§ **Stated goal**
Scan the material below for the string "this", and copy every line where it shows up.

[Recorded data]
──────────
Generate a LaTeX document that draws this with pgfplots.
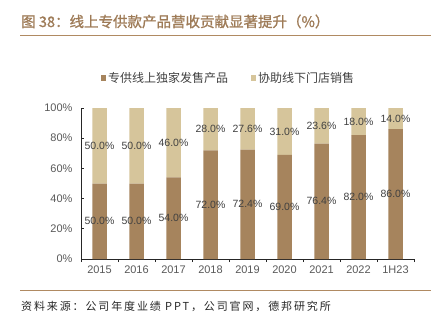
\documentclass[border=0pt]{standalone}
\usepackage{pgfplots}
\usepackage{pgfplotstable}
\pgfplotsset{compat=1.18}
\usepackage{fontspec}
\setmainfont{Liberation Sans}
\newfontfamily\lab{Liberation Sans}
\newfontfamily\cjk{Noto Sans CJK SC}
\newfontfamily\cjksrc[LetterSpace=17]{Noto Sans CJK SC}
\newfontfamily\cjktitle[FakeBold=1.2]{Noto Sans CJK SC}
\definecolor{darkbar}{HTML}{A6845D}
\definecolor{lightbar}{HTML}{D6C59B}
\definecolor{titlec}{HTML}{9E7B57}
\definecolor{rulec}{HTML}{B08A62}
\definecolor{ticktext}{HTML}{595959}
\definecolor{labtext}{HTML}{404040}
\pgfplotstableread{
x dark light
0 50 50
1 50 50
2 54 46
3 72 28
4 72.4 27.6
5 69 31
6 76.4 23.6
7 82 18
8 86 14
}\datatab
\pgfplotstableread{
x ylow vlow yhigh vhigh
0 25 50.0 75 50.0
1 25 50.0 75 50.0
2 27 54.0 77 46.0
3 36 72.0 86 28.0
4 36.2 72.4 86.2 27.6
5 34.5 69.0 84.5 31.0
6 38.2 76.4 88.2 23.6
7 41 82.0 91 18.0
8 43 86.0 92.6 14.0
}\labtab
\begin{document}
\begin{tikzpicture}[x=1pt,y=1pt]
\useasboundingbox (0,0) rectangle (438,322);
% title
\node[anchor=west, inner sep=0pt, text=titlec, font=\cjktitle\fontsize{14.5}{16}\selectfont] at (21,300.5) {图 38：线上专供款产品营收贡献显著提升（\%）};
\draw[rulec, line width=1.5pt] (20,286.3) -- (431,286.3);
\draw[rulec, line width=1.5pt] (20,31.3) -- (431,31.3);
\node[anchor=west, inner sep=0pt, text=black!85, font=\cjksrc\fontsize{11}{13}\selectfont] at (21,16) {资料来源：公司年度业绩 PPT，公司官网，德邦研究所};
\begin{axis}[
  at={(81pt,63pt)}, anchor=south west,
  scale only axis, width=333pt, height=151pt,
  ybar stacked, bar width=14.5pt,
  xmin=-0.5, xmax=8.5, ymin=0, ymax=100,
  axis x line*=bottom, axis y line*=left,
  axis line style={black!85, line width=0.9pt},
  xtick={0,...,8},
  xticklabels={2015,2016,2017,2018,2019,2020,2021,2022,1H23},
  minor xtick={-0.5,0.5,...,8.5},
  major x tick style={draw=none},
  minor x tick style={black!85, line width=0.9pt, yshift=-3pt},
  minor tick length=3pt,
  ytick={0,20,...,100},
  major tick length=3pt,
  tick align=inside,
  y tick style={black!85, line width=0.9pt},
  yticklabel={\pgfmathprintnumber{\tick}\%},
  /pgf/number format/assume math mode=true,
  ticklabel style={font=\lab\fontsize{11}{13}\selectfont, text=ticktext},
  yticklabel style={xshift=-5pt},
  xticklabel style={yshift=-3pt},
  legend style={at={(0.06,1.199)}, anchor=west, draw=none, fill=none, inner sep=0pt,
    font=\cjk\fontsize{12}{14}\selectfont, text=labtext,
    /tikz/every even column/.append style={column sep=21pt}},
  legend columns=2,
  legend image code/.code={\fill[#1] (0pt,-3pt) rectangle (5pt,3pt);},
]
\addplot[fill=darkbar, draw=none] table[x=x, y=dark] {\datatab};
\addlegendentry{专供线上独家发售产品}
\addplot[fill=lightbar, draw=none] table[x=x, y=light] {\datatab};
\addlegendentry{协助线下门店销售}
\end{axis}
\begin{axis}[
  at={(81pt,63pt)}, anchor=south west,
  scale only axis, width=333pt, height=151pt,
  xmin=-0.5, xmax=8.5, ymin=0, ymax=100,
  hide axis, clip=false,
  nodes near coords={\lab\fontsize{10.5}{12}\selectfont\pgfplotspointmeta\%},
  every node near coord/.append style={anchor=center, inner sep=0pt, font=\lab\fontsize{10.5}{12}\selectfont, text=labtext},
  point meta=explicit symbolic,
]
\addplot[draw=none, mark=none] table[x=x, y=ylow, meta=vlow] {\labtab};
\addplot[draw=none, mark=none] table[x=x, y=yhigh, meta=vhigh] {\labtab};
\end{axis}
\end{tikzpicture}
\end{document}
──────────
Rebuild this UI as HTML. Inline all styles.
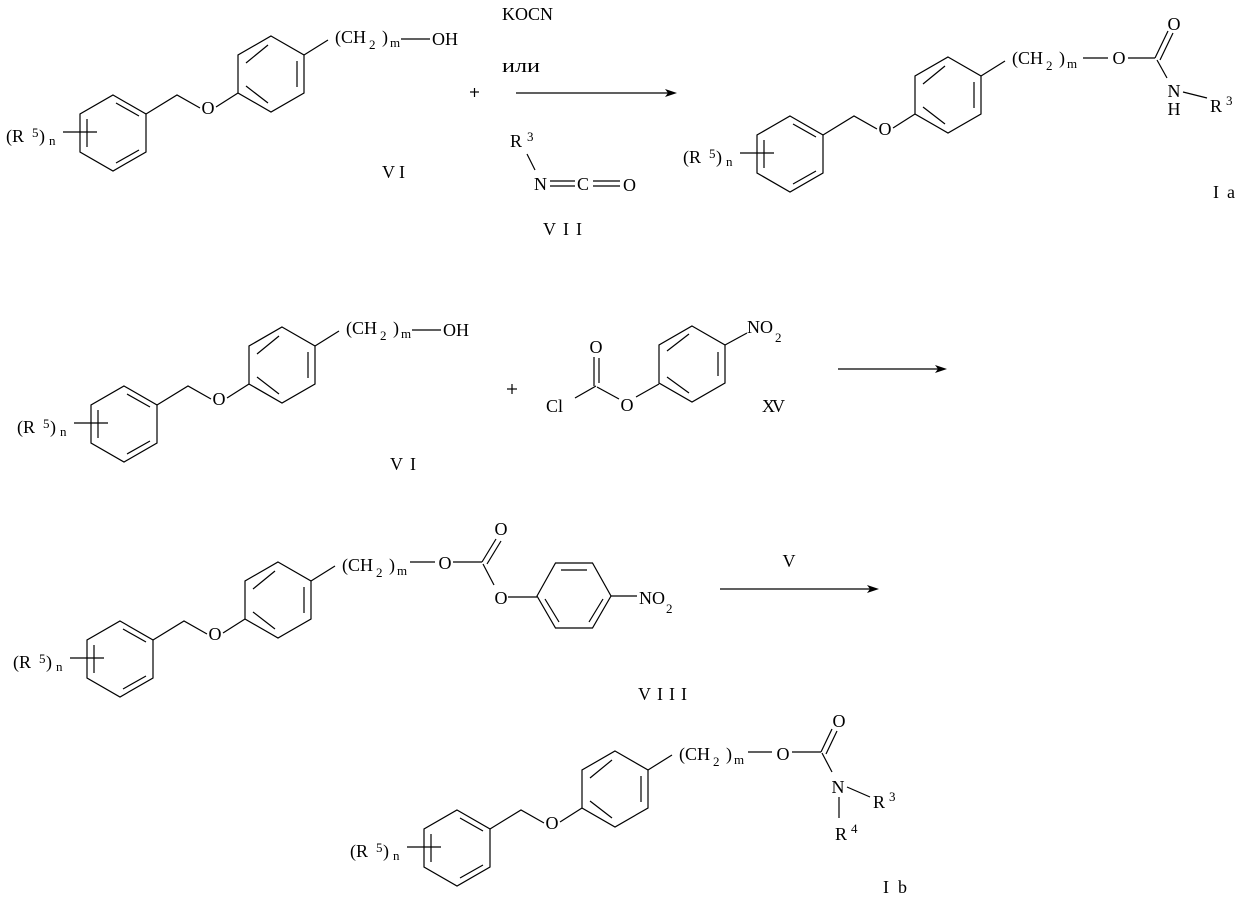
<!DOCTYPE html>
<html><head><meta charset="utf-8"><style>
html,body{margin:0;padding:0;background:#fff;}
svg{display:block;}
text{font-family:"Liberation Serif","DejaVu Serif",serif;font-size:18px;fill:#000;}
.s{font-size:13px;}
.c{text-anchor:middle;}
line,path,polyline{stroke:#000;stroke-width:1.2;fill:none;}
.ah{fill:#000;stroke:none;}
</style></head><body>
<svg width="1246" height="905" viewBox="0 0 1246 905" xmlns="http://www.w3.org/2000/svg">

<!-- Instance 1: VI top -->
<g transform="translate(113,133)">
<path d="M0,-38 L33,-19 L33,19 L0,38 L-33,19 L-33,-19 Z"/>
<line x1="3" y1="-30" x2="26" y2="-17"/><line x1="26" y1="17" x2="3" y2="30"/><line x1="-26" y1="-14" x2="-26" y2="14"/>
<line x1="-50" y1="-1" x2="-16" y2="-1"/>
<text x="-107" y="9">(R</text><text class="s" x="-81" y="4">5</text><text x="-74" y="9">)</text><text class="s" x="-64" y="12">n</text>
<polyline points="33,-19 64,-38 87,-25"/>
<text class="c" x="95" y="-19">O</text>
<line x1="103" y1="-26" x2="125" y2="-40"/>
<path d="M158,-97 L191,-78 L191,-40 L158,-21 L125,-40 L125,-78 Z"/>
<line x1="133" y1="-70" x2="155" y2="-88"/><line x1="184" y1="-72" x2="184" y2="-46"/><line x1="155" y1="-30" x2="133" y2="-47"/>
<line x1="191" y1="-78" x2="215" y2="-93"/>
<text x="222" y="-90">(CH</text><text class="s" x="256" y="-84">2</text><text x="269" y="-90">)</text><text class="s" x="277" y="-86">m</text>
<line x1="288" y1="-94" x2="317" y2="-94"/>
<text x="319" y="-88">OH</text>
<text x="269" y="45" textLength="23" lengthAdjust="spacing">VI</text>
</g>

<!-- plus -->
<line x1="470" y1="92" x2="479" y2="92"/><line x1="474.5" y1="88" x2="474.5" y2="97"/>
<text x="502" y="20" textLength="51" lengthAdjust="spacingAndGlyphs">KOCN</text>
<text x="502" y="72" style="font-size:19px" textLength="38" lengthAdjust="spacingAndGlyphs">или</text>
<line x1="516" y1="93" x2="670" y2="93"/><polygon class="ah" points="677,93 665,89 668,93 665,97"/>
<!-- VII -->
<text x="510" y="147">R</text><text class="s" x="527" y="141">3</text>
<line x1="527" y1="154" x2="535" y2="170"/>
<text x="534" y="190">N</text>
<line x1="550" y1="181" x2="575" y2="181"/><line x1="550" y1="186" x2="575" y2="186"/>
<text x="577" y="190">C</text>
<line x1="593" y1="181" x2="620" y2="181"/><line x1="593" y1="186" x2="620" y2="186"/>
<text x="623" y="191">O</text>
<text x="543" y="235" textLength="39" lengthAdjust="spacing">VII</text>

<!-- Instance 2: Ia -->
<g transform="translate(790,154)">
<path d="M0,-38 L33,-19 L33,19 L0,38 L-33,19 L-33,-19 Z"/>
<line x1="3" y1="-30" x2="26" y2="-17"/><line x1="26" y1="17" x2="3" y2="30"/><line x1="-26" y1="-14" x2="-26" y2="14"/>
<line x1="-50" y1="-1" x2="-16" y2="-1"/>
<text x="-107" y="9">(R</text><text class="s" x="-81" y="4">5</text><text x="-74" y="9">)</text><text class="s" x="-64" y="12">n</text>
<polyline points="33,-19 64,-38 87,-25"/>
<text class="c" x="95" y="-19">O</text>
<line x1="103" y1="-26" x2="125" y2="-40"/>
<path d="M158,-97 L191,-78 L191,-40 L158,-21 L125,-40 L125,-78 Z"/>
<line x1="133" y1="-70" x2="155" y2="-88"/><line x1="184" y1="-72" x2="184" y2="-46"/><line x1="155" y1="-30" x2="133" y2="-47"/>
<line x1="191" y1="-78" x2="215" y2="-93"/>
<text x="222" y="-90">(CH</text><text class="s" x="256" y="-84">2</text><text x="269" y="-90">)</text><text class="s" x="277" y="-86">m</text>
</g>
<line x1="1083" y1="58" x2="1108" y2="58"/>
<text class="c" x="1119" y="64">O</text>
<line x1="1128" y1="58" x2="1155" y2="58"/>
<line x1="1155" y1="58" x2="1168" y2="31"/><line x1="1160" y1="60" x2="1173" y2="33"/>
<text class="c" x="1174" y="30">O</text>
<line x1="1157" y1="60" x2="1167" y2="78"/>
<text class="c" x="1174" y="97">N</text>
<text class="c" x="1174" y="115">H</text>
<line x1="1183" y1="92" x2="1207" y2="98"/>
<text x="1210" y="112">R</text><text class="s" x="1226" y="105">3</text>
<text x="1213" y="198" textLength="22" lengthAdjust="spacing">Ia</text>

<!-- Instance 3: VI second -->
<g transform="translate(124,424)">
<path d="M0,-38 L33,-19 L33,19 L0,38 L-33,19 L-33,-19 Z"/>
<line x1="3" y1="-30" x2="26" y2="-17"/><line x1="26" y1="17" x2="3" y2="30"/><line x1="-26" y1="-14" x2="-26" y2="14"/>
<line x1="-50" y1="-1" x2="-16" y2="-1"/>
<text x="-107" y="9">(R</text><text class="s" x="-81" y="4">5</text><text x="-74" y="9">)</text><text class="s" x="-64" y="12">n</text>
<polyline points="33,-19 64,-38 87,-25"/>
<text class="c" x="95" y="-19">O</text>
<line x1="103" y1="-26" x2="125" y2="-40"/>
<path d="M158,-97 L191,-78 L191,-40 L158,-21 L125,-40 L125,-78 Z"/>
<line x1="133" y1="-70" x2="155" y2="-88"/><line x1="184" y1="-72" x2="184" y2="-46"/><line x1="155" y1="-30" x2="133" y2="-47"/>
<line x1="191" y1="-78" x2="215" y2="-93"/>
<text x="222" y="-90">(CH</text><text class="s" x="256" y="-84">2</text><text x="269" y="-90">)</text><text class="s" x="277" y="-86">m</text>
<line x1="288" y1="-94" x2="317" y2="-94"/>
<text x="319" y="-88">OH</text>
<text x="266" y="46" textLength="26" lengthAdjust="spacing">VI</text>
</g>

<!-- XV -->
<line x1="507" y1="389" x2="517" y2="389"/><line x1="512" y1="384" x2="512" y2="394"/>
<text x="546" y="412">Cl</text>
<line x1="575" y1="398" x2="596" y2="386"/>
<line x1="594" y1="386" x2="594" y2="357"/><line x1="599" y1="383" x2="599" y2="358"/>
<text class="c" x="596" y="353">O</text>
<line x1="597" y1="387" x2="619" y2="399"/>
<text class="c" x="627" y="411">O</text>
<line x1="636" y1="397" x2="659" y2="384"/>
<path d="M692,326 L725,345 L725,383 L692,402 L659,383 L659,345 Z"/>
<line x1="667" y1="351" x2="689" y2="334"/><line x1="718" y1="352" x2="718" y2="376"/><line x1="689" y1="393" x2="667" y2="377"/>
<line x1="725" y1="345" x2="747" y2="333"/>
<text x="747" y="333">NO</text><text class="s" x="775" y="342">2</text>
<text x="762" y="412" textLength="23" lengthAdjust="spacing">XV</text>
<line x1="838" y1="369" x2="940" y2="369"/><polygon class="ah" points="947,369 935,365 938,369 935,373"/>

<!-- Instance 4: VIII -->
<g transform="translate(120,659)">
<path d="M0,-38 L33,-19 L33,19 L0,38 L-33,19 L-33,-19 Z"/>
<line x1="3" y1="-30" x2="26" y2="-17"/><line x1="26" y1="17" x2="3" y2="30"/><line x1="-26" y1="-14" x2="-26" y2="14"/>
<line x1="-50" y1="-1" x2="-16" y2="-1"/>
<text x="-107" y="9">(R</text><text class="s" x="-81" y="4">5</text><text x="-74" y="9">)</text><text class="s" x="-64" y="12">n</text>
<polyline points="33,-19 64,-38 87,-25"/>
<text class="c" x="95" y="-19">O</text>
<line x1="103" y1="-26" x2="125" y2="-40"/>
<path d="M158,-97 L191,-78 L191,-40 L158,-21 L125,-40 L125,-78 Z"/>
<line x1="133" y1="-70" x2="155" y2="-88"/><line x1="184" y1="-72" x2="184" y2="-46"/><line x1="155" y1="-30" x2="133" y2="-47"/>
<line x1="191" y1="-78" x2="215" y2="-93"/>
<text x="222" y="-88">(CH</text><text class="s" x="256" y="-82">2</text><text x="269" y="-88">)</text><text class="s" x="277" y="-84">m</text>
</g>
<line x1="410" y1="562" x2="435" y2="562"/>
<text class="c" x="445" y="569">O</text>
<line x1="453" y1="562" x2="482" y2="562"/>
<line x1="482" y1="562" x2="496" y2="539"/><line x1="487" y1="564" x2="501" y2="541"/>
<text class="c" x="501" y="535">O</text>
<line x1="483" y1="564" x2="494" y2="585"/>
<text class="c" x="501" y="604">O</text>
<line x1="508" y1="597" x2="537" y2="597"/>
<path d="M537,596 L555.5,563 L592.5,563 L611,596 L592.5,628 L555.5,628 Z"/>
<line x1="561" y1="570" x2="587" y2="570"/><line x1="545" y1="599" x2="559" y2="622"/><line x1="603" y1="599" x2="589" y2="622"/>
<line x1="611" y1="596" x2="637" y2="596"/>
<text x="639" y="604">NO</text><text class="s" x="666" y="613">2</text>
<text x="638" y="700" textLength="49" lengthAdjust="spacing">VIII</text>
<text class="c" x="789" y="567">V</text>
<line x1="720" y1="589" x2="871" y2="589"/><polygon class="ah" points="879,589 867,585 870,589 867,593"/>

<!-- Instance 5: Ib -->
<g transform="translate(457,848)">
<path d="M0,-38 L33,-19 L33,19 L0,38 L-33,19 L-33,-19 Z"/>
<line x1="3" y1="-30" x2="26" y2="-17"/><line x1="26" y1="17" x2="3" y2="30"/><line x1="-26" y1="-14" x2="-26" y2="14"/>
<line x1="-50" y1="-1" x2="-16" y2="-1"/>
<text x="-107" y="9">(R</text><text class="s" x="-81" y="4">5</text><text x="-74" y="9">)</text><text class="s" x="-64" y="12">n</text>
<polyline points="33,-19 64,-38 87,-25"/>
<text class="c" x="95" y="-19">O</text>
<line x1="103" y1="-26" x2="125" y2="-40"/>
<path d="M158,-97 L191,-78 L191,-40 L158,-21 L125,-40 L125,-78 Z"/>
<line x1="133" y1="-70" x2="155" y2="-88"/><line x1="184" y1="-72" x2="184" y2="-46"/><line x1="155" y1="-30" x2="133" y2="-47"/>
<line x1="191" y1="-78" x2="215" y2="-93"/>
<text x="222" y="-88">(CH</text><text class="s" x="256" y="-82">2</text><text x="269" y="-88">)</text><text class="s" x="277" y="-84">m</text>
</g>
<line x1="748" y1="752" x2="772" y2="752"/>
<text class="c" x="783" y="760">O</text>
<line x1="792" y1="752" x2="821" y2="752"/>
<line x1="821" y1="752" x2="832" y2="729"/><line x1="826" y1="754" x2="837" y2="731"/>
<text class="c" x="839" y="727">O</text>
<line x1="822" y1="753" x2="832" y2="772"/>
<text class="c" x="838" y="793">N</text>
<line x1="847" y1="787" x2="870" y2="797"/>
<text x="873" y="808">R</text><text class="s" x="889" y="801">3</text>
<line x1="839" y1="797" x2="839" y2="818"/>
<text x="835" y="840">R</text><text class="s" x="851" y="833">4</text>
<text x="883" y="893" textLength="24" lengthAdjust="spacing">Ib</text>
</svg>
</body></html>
──────────
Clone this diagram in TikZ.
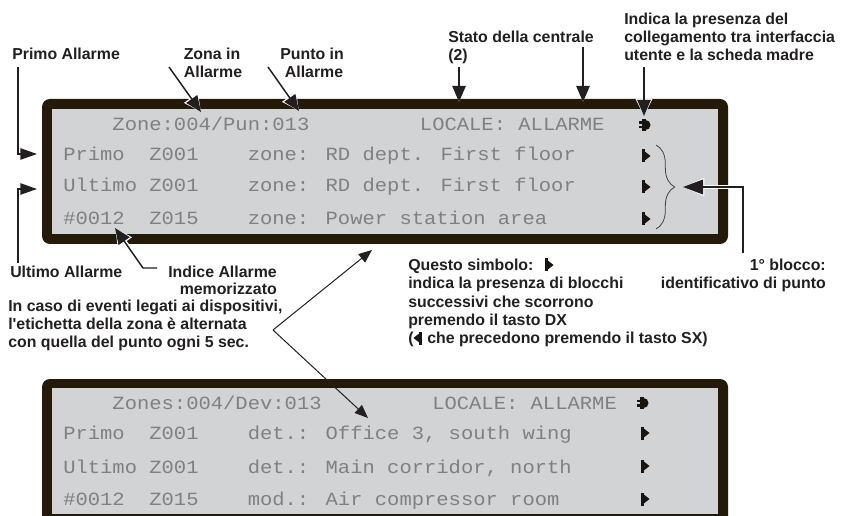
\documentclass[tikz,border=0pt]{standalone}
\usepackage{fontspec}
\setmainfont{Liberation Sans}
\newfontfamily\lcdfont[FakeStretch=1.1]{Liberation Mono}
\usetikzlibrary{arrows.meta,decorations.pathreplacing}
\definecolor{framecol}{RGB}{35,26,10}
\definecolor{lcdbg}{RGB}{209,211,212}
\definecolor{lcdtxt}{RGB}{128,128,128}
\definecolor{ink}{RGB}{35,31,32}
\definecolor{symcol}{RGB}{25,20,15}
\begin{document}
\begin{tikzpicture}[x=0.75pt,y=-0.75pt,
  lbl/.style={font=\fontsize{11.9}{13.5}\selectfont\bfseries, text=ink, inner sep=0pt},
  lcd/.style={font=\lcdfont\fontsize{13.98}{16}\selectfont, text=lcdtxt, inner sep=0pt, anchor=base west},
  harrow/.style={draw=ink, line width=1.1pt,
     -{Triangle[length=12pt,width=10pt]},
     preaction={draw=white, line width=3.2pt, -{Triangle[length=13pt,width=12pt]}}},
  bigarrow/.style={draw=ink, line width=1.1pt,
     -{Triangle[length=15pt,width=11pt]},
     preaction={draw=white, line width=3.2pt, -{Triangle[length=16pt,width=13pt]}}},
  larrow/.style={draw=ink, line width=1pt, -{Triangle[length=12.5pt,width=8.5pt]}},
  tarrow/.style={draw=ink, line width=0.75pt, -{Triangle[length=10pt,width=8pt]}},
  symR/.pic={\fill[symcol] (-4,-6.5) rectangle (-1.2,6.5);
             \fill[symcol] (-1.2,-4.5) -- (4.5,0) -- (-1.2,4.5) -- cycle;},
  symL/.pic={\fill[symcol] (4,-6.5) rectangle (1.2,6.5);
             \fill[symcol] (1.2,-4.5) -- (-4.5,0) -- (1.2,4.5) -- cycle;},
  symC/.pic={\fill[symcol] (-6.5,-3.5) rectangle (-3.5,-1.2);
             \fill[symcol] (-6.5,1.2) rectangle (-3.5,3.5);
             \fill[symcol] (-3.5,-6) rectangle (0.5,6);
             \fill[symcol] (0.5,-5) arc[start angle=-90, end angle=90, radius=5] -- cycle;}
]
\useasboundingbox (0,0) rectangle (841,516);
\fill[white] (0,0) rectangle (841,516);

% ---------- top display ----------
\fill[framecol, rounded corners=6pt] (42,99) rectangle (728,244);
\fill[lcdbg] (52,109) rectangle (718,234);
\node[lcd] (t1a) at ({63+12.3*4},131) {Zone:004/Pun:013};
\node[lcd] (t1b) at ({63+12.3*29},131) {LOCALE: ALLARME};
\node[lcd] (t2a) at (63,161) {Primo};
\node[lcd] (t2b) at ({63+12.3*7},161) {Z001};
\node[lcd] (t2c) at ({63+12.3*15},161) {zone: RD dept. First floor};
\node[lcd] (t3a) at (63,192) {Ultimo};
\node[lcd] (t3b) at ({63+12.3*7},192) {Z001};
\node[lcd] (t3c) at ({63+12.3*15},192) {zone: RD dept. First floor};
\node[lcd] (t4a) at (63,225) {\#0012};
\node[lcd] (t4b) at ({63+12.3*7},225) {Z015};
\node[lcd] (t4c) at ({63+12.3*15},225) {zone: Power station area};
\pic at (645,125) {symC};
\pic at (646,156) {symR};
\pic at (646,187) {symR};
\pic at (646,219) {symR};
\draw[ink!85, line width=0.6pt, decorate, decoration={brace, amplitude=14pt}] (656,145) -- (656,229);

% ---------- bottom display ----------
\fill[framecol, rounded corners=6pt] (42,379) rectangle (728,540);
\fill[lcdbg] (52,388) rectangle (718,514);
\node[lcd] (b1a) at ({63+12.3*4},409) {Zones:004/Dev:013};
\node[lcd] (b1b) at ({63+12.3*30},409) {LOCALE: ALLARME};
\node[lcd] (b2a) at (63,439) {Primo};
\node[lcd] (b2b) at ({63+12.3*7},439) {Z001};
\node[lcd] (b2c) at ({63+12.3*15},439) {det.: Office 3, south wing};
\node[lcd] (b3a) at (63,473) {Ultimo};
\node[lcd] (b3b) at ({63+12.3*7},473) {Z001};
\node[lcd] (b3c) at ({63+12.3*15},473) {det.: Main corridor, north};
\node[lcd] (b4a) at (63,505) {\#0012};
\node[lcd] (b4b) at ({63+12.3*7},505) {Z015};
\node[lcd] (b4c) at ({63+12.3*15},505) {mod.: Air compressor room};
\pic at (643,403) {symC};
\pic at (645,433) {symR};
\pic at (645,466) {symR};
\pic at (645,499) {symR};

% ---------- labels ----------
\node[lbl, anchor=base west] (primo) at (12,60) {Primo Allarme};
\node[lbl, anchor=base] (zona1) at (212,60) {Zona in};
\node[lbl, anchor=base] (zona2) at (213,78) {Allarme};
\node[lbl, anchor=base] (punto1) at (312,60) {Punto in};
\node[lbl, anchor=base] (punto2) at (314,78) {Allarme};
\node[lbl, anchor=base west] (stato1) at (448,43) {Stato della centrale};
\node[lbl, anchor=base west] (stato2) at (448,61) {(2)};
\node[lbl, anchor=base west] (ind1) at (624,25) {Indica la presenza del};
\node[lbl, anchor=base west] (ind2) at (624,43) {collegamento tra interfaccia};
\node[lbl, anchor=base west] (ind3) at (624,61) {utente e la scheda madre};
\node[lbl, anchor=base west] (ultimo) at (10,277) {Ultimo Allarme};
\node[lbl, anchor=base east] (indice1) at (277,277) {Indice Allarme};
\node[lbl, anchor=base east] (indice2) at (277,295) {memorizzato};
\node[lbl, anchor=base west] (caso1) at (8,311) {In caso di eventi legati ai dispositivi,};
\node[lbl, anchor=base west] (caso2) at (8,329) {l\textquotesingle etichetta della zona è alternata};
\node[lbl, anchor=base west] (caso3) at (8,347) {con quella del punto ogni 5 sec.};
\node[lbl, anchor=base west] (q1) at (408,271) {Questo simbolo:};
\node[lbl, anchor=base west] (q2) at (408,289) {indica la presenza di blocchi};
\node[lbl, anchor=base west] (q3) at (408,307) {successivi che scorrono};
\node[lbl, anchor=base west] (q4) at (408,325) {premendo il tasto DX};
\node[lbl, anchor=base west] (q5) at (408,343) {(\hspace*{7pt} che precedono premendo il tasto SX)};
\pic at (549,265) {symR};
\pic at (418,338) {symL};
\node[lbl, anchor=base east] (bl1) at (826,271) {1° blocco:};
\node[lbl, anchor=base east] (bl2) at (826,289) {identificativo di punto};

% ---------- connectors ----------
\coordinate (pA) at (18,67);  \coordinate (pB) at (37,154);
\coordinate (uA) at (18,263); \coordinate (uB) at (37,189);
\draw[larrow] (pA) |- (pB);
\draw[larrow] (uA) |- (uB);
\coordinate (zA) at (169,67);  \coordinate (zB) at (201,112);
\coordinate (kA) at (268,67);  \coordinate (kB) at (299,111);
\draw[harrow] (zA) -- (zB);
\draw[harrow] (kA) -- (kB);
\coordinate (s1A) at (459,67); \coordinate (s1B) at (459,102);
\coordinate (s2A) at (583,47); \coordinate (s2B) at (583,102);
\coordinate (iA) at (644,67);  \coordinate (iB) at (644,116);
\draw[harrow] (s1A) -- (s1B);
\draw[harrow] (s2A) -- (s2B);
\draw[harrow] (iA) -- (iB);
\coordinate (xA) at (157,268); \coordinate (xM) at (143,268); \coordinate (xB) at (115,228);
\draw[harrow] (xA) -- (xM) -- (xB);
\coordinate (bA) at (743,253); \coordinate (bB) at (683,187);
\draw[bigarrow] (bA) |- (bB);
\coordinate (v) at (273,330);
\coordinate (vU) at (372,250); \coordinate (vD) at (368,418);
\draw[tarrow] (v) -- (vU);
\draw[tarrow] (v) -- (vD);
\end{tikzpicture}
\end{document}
──────────
§ **Output of the exercise**
Generate a LaTeX document that draws this with pgfplots.
Rebuild this UI as HTML. Inline all styles.
Clone this diagram in TikZ.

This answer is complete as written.